50 objects for 50 years. No 3. Hats off or full board?

 

 

The week’s object is present through being absent. In the 1960s new universities sought to adopt the rituals and traditions of an older establishment. Essex, which opened its doors in 1964, got Hardy Amies to design its gowns while the University of Bath was presented with a four-feet long mace at the installation of its first Chancellor in 1966. Initially the University of the Air (the original name for the OU) was to be the University of the Hair, with heads uncovered at graduations and no gowns to be worn at award ceremonies. Sir John Daniel, when OU Vice Chancellor, perhaps recalling that the OU received its Royal Charter in 1969, felt this was a reflection of the ‘free-wheeling and informal spirit of the 1960s’ when the university was founded. However, the first students to graduate, in 1973, argued that they should be permitted to be seen to be graduates, with gowns. At the ceremony, held at Alexandra Palace in London not Milton Keynes and filmed by the BBC, most of the 867 graduates elected to wear gowns. Moreover, there was a procession, accompanied by Copland’s 1942 Fanfare for the Common Man. This year the University will hold 29 degree ceremonies, in 15 different locations. Norman Woods, Regional Director of the East Midlands, recalled the graduation ceremony in a local prison: ‘You used to put on your glad rags and go and hand them their diploma and certificate, whatever. And their families used to come in. You know, it was quite good. And the prison would provide some cakes and cup of tea.’It remains the case that academic dress for wear at degree ceremonies consists of a gown and a hood. The OU website makes it clear in bold, that ‘hats (mortarboards or bonnets) are not worn at Open University degree ceremonies’. However, a concession has been offered ‘a hat (mortarboard or bonnet) may be hired for personal use during the day’. Here is an OU student in Edinburgh

 

Meanwhile, the Times Higher reports that the US the academic titfer has been turned into a poster site.
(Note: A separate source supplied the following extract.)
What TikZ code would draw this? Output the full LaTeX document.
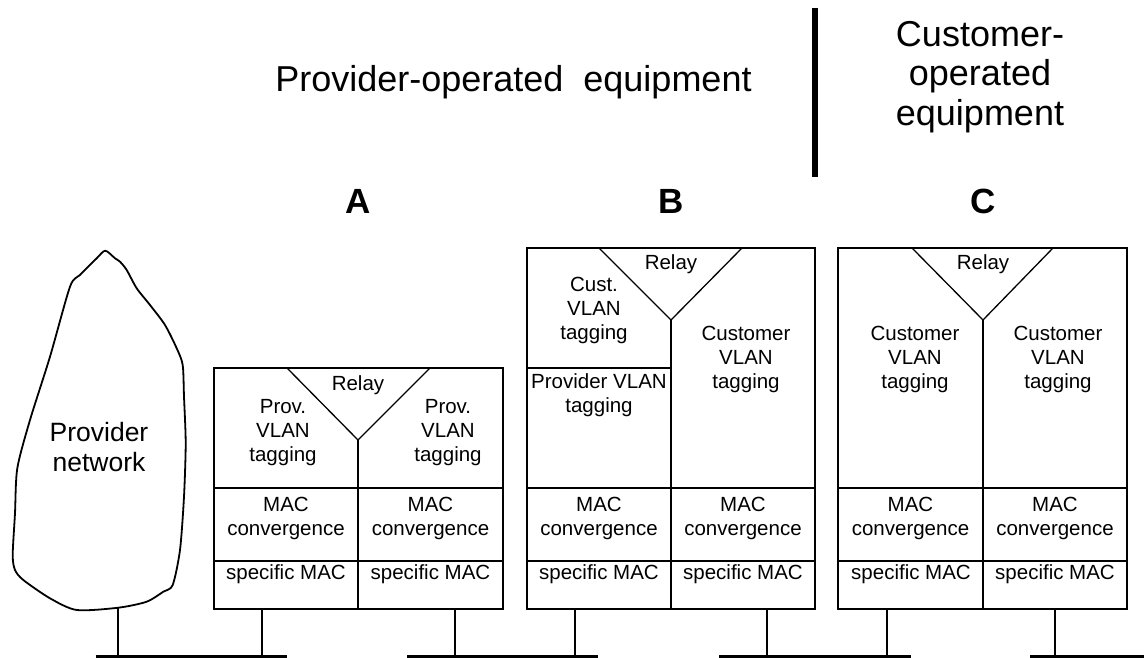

This is a picture from another Open University. It is the one in the Netherlands. It permits professors to don headgear, but not the (in this case a doctoral) student who is being awarded a degree. So, should the OU permit bonnets or boards, throwing into the air for the use of, to be worn during the ceremony or should it continue to demonstrate that it is not simply following tradition, it is carving its own route forwards?